● **Task details**
Leave out the pictures, then reproduce the rest of the material exactly.

● **Dataset section**
===
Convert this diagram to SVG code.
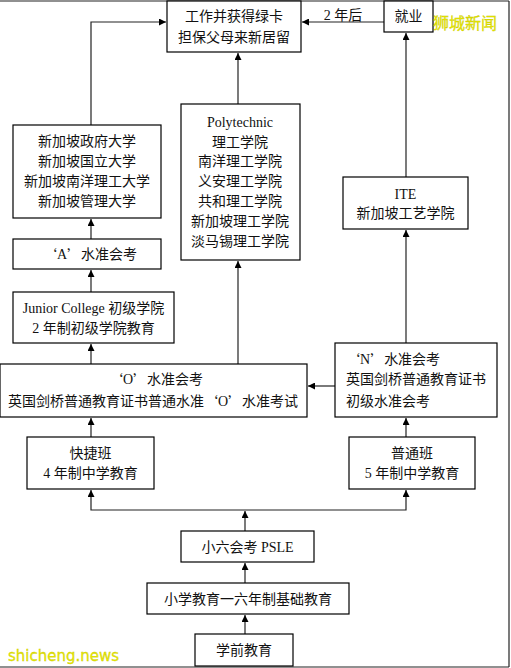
<svg xmlns="http://www.w3.org/2000/svg" width="511" height="668" viewBox="0 0 511 668">
<style>
.box{fill:#fff;stroke:#000;stroke-width:1.2}
.t{font-family:"Liberation Serif","Noto Sans CJK SC",serif;font-size:14px;fill:#111;text-anchor:middle;dominant-baseline:central}
.l{text-anchor:start}
.q{font-family:"Noto Sans CJK SC","Liberation Serif",sans-serif}
.c{fill:none;stroke:#222;stroke-width:1.2}
.wm{font-family:"DejaVu Sans","Noto Sans CJK SC",sans-serif;fill:#e8e800;stroke:#c8c800;stroke-width:0.3}
</style>
<defs>
<marker id="ah" viewBox="0 0 10 10" refX="10" refY="5" markerWidth="7" markerHeight="7" orient="auto" markerUnits="userSpaceOnUse">
<path d="M0,0 L10,5 L0,10 z" fill="#000"/>
</marker>
</defs>
<rect x="0" y="0" width="511" height="668" fill="#fff"/>
<g id="frame" class="c">
<line x1="0" y1="1" x2="509" y2="1"/>
<line x1="509" y1="1" x2="509" y2="667"/>
<line x1="0" y1="667" x2="509" y2="667"/>
</g>
<g id="connectors" class="c" marker-end="url(#ah)">
<path d="M384,22 L302,22"/>
<path d="M91,125 L91,22 L166,22"/>
<path d="M238,104 L238,53"/>
<path d="M406,177 L406,33"/>
<path d="M91,239 L91,219"/>
<path d="M91,292 L91,270"/>
<path d="M91,364 L91,344"/>
<path d="M238,364 L238,261"/>
<path d="M406,343 L406,230"/>
<path d="M335,386 L308,386"/>
<path d="M91,437 L91,418"/>
<path d="M406,437 L406,418"/>
<path d="M245,510 L91,510 L91,490"/>
<path d="M245,510 L406,510 L406,490"/>
<path d="M245,531 L245,511"/>
<path d="M245,583 L245,563"/>
<path d="M245,634 L245,615"/>
</g>
<text class="t" x="343" y="15">2 年后</text>
<g id="n-top"><rect class="box" x="167" y="1" width="134" height="51"/>
<text class="t" x="234" y="16">工作并获得绿卡</text><text class="t" x="234" y="37">担保父母来新居留</text></g>
<g id="n-job"><rect class="box" x="384" y="1" width="49" height="31"/>
<text class="t" x="408.5" y="16">就业</text></g>
<g id="n-uni"><rect class="box" x="13" y="125" width="148" height="93"/>
<text class="t" x="87" y="141">新加坡政府大学</text><text class="t" x="87" y="161">新加坡国立大学</text><text class="t" x="87" y="181">新加坡南洋理工大学</text><text class="t" x="87" y="201">新加坡管理大学</text></g>
<g id="n-a"><rect class="box" x="13" y="239" width="148" height="30"/>
<text class="t" x="90" y="254"><tspan class="q">‘</tspan>A<tspan class="q">’</tspan>水准会考</text></g>
<g id="n-poly"><rect class="box" x="181" y="104" width="119" height="156"/>
<text class="t" x="240" y="122">Polytechnic</text><text class="t" x="240" y="142">理工学院</text><text class="t" x="240" y="161">南洋理工学院</text><text class="t" x="240" y="181">义安理工学院</text><text class="t" x="240" y="201">共和理工学院</text><text class="t" x="240" y="221">新加坡理工学院</text><text class="t" x="240" y="241">淡马锡理工学院</text></g>
<g id="n-ite"><rect class="box" x="343" y="177" width="125" height="52"/>
<text class="t" x="405.5" y="194">ITE</text><text class="t" x="405.5" y="213">新加坡工艺学院</text></g>
<g id="n-jc"><rect class="box" x="13" y="292" width="161" height="51"/>
<text class="t" x="93.5" y="308">Junior College 初级学院</text><text class="t" x="93.5" y="328">2 年制初级学院教育</text></g>
<g id="n-o"><rect class="box" x="0" y="364" width="307" height="53"/>
<text class="t" x="156" y="379"><tspan class="q">‘</tspan>O<tspan class="q">’</tspan>水准会考</text><text class="t" x="153" y="401">英国剑桥普通教育证书普通水准<tspan class="q">‘</tspan>O<tspan class="q">’</tspan>水准考试</text></g>
<g id="n-n"><rect class="box" x="335" y="343" width="162" height="74"/>
<text class="t l" x="346" y="359"><tspan class="q">‘</tspan>N<tspan class="q">’</tspan>水准会考</text><text class="t l" x="346" y="379">英国剑桥普通教育证书</text><text class="t l" x="346" y="401">初级水准会考</text></g>
<g id="n-express"><rect class="box" x="27" y="437" width="127" height="52"/>
<text class="t" x="90.5" y="453">快捷班</text><text class="t" x="90.5" y="473">4 年制中学教育</text></g>
<g id="n-normal"><rect class="box" x="349" y="437" width="126" height="52"/>
<text class="t" x="412" y="453">普通班</text><text class="t" x="412" y="473">5 年制中学教育</text></g>
<g id="n-psle"><rect class="box" x="181" y="531" width="133" height="31"/>
<text class="t" x="247.5" y="547">小六会考 PSLE</text></g>
<g id="n-primary"><rect class="box" x="147" y="583" width="202" height="31"/>
<text class="t" x="248" y="599">小学教育一六年制基础教育</text></g>
<g id="n-pre"><rect class="box" x="195" y="634" width="98" height="32"/>
<text class="t" x="244" y="650">学前教育</text></g>
<text class="wm" x="433" y="29" font-size="16">狮城新闻</text>
<text class="wm" x="8" y="661" font-size="15">shicheng.news</text>
</svg>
===
● **Reply**
Convert this diagram to SVG code.
<svg xmlns="http://www.w3.org/2000/svg" width="511" height="668" viewBox="0 0 511 668">
<style>
.box{fill:#fff;stroke:#000;stroke-width:1.2}
.t{font-family:"Liberation Serif","Noto Sans CJK SC",serif;font-size:14px;fill:#111;text-anchor:middle;dominant-baseline:central}
.l{text-anchor:start}
.q{font-family:"Noto Sans CJK SC","Liberation Serif",sans-serif}
.c{fill:none;stroke:#222;stroke-width:1.2}
.wm{font-family:"DejaVu Sans","Noto Sans CJK SC",sans-serif;fill:#e8e800;stroke:#c8c800;stroke-width:0.3}
</style>
<defs>
<marker id="ah" viewBox="0 0 10 10" refX="10" refY="5" markerWidth="7" markerHeight="7" orient="auto" markerUnits="userSpaceOnUse">
<path d="M0,0 L10,5 L0,10 z" fill="#000"/>
</marker>
</defs>
<rect x="0" y="0" width="511" height="668" fill="#fff"/>
<g id="frame" class="c">
<line x1="0" y1="1" x2="509" y2="1"/>
<line x1="509" y1="1" x2="509" y2="667"/>
<line x1="0" y1="667" x2="509" y2="667"/>
</g>
<g id="connectors" class="c" marker-end="url(#ah)">
<path d="M384,22 L302,22"/>
<path d="M91,125 L91,22 L166,22"/>
<path d="M238,104 L238,53"/>
<path d="M406,177 L406,33"/>
<path d="M91,239 L91,219"/>
<path d="M91,292 L91,270"/>
<path d="M91,364 L91,344"/>
<path d="M238,364 L238,261"/>
<path d="M406,343 L406,230"/>
<path d="M335,386 L308,386"/>
<path d="M91,437 L91,418"/>
<path d="M406,437 L406,418"/>
<path d="M245,510 L91,510 L91,490"/>
<path d="M245,510 L406,510 L406,490"/>
<path d="M245,531 L245,511"/>
<path d="M245,583 L245,563"/>
<path d="M245,634 L245,615"/>
</g>
<text class="t" x="343" y="15">2 年后</text>
<g id="n-top"><rect class="box" x="167" y="1" width="134" height="51"/>
<text class="t" x="234" y="16">工作并获得绿卡</text><text class="t" x="234" y="37">担保父母来新居留</text></g>
<g id="n-job"><rect class="box" x="384" y="1" width="49" height="31"/>
<text class="t" x="408.5" y="16">就业</text></g>
<g id="n-uni"><rect class="box" x="13" y="125" width="148" height="93"/>
<text class="t" x="87" y="141">新加坡政府大学</text><text class="t" x="87" y="161">新加坡国立大学</text><text class="t" x="87" y="181">新加坡南洋理工大学</text><text class="t" x="87" y="201">新加坡管理大学</text></g>
<g id="n-a"><rect class="box" x="13" y="239" width="148" height="30"/>
<text class="t" x="90" y="254"><tspan class="q">‘</tspan>A<tspan class="q">’</tspan>水准会考</text></g>
<g id="n-poly"><rect class="box" x="181" y="104" width="119" height="156"/>
<text class="t" x="240" y="122">Polytechnic</text><text class="t" x="240" y="142">理工学院</text><text class="t" x="240" y="161">南洋理工学院</text><text class="t" x="240" y="181">义安理工学院</text><text class="t" x="240" y="201">共和理工学院</text><text class="t" x="240" y="221">新加坡理工学院</text><text class="t" x="240" y="241">淡马锡理工学院</text></g>
<g id="n-ite"><rect class="box" x="343" y="177" width="125" height="52"/>
<text class="t" x="405.5" y="194">ITE</text><text class="t" x="405.5" y="213">新加坡工艺学院</text></g>
<g id="n-jc"><rect class="box" x="13" y="292" width="161" height="51"/>
<text class="t" x="93.5" y="308">Junior College 初级学院</text><text class="t" x="93.5" y="328">2 年制初级学院教育</text></g>
<g id="n-o"><rect class="box" x="0" y="364" width="307" height="53"/>
<text class="t" x="156" y="379"><tspan class="q">‘</tspan>O<tspan class="q">’</tspan>水准会考</text><text class="t" x="153" y="401">英国剑桥普通教育证书普通水准<tspan class="q">‘</tspan>O<tspan class="q">’</tspan>水准考试</text></g>
<g id="n-n"><rect class="box" x="335" y="343" width="162" height="74"/>
<text class="t l" x="346" y="359"><tspan class="q">‘</tspan>N<tspan class="q">’</tspan>水准会考</text><text class="t l" x="346" y="379">英国剑桥普通教育证书</text><text class="t l" x="346" y="401">初级水准会考</text></g>
<g id="n-express"><rect class="box" x="27" y="437" width="127" height="52"/>
<text class="t" x="90.5" y="453">快捷班</text><text class="t" x="90.5" y="473">4 年制中学教育</text></g>
<g id="n-normal"><rect class="box" x="349" y="437" width="126" height="52"/>
<text class="t" x="412" y="453">普通班</text><text class="t" x="412" y="473">5 年制中学教育</text></g>
<g id="n-psle"><rect class="box" x="181" y="531" width="133" height="31"/>
<text class="t" x="247.5" y="547">小六会考 PSLE</text></g>
<g id="n-primary"><rect class="box" x="147" y="583" width="202" height="31"/>
<text class="t" x="248" y="599">小学教育一六年制基础教育</text></g>
<g id="n-pre"><rect class="box" x="195" y="634" width="98" height="32"/>
<text class="t" x="244" y="650">学前教育</text></g>
<text class="wm" x="433" y="29" font-size="16">狮城新闻</text>
<text class="wm" x="8" y="661" font-size="15">shicheng.news</text>
</svg>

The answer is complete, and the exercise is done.